WHAT IS REQUIRED: Transcribe the material word for word, but without the images.
>> start AVAILABLE DATA
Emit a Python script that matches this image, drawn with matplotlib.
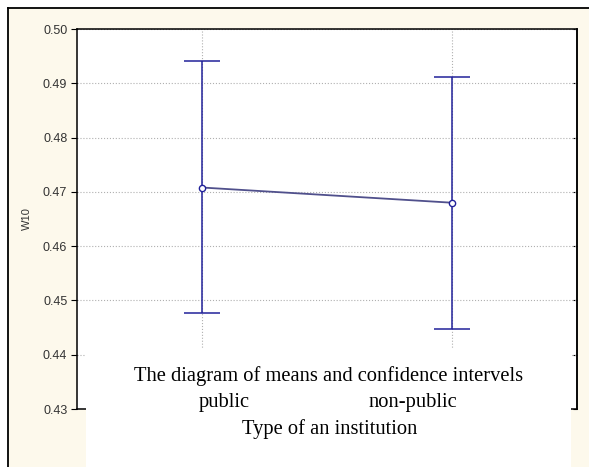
import matplotlib
matplotlib.use('Agg')
import matplotlib.pyplot as plt
from matplotlib.patches import Rectangle
from matplotlib.lines import Line2D

groups = ['public', 'non-public']
means = [0.4708, 0.4680]
upper = [0.4941, 0.4912]
lower = [0.4477, 0.4448]
yticks = [0.43, 0.44, 0.45, 0.46, 0.47, 0.48, 0.49, 0.50]

W, H = 589, 467
fig = plt.figure(figsize=(W / 100, H / 100), dpi=100)
fig.patch.set_facecolor('white')

# cream background with black frame on top and left
fig.patches.append(Rectangle((8 / W, 0), 1, 1 - 8 / H, transform=fig.transFigure,
                             facecolor='#fdf9ec', edgecolor='none', zorder=-2))
fig.lines.append(Line2D([8 / W, 1], [1 - 8 / H, 1 - 8 / H], transform=fig.transFigure,
                        color='black', lw=1.3, zorder=-1))
fig.lines.append(Line2D([8 / W, 8 / W], [0, 1 - 8 / H], transform=fig.transFigure,
                        color='black', lw=1.3, zorder=-1))

ax = fig.add_axes([77 / W, (H - 409) / H, 500 / W, 380 / H])
ax.set_zorder(1)
ax.set_facecolor('white')

x = list(range(len(groups)))
yerr = [[m - l for m, l in zip(means, lower)], [u - m for m, u in zip(means, upper)]]
ax.errorbar(x, means, yerr=yerr, fmt='none', ecolor='#22229a', elinewidth=1.1,
            capsize=13, capthick=1.1, zorder=3)
ax.plot(x, means, color='#50508c', lw=1.3, marker='o', markersize=4.5,
        markerfacecolor='white', markeredgecolor='#22229a', markeredgewidth=1, zorder=4)

ax.set_xlim(-0.5, 1.5)
ax.set_ylim(0.43, 0.50)
ax.set_yticks(yticks)
ax.set_yticklabels(['%.2f' % t for t in yticks], fontsize=9, color='#333333',
                   family='Liberation Sans')
ax.set_xticks(x)
ax.set_xticklabels([])
ax.tick_params(axis='y', direction='out', length=4, width=0.8, pad=3)
ax.tick_params(axis='x', length=0)
ax.grid(True, linestyle=':', color='#b0b0b0', lw=0.8)
for s in ax.spines.values():
    s.set_linewidth(1.1)
ax.set_ylabel('W10', fontsize=8, color='#333333', family='Liberation Sans', labelpad=8)

# small inward ticks on the right side
sec = ax.secondary_yaxis('right')
sec.set_yticks(yticks)
sec.set_yticklabels([])
sec.tick_params(direction='in', length=3, width=0.8)
sec.spines['right'].set_linewidth(1.1)

# white overlay box with the caption text, drawn above the axes
ov = fig.add_axes([86 / W, 0, (571 - 86) / W, (H - 348) / H])
ov.set_zorder(5)
ov.set_facecolor('white')
ov.set_xticks([])
ov.set_yticks([])
for s in ov.spines.values():
    s.set_visible(False)

serif = dict(family='Liberation Serif', fontsize=14.8, color='black', zorder=6,
             ha='center', va='center')
fig.text(329 / W, 1 - 376 / H, 'The diagram of means and confidence intervels', **serif)
fig.text(224 / W, 1 - 402 / H, groups[0], **serif)
fig.text(413 / W, 1 - 402 / H, groups[1], **serif)
fig.text(330 / W, 1 - 429 / H, 'Type of an institution', **serif)

fig.savefig('out.png', dpi=100, facecolor=fig.get_facecolor())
>> end AVAILABLE DATA
WRITTEN SOLUTION:
Emit a Python script that matches this image, drawn with matplotlib.
import matplotlib
matplotlib.use('Agg')
import matplotlib.pyplot as plt
from matplotlib.patches import Rectangle
from matplotlib.lines import Line2D

groups = ['public', 'non-public']
means = [0.4708, 0.4680]
upper = [0.4941, 0.4912]
lower = [0.4477, 0.4448]
yticks = [0.43, 0.44, 0.45, 0.46, 0.47, 0.48, 0.49, 0.50]

W, H = 589, 467
fig = plt.figure(figsize=(W / 100, H / 100), dpi=100)
fig.patch.set_facecolor('white')

# cream background with black frame on top and left
fig.patches.append(Rectangle((8 / W, 0), 1, 1 - 8 / H, transform=fig.transFigure,
                             facecolor='#fdf9ec', edgecolor='none', zorder=-2))
fig.lines.append(Line2D([8 / W, 1], [1 - 8 / H, 1 - 8 / H], transform=fig.transFigure,
                        color='black', lw=1.3, zorder=-1))
fig.lines.append(Line2D([8 / W, 8 / W], [0, 1 - 8 / H], transform=fig.transFigure,
                        color='black', lw=1.3, zorder=-1))

ax = fig.add_axes([77 / W, (H - 409) / H, 500 / W, 380 / H])
ax.set_zorder(1)
ax.set_facecolor('white')

x = list(range(len(groups)))
yerr = [[m - l for m, l in zip(means, lower)], [u - m for m, u in zip(means, upper)]]
ax.errorbar(x, means, yerr=yerr, fmt='none', ecolor='#22229a', elinewidth=1.1,
            capsize=13, capthick=1.1, zorder=3)
ax.plot(x, means, color='#50508c', lw=1.3, marker='o', markersize=4.5,
        markerfacecolor='white', markeredgecolor='#22229a', markeredgewidth=1, zorder=4)

ax.set_xlim(-0.5, 1.5)
ax.set_ylim(0.43, 0.50)
ax.set_yticks(yticks)
ax.set_yticklabels(['%.2f' % t for t in yticks], fontsize=9, color='#333333',
                   family='Liberation Sans')
ax.set_xticks(x)
ax.set_xticklabels([])
ax.tick_params(axis='y', direction='out', length=4, width=0.8, pad=3)
ax.tick_params(axis='x', length=0)
ax.grid(True, linestyle=':', color='#b0b0b0', lw=0.8)
for s in ax.spines.values():
    s.set_linewidth(1.1)
ax.set_ylabel('W10', fontsize=8, color='#333333', family='Liberation Sans', labelpad=8)

# small inward ticks on the right side
sec = ax.secondary_yaxis('right')
sec.set_yticks(yticks)
sec.set_yticklabels([])
sec.tick_params(direction='in', length=3, width=0.8)
sec.spines['right'].set_linewidth(1.1)

# white overlay box with the caption text, drawn above the axes
ov = fig.add_axes([86 / W, 0, (571 - 86) / W, (H - 348) / H])
ov.set_zorder(5)
ov.set_facecolor('white')
ov.set_xticks([])
ov.set_yticks([])
for s in ov.spines.values():
    s.set_visible(False)

serif = dict(family='Liberation Serif', fontsize=14.8, color='black', zorder=6,
             ha='center', va='center')
fig.text(329 / W, 1 - 376 / H, 'The diagram of means and confidence intervels', **serif)
fig.text(224 / W, 1 - 402 / H, groups[0], **serif)
fig.text(413 / W, 1 - 402 / H, groups[1], **serif)
fig.text(330 / W, 1 - 429 / H, 'Type of an institution', **serif)

fig.savefig('out.png', dpi=100, facecolor=fig.get_facecolor())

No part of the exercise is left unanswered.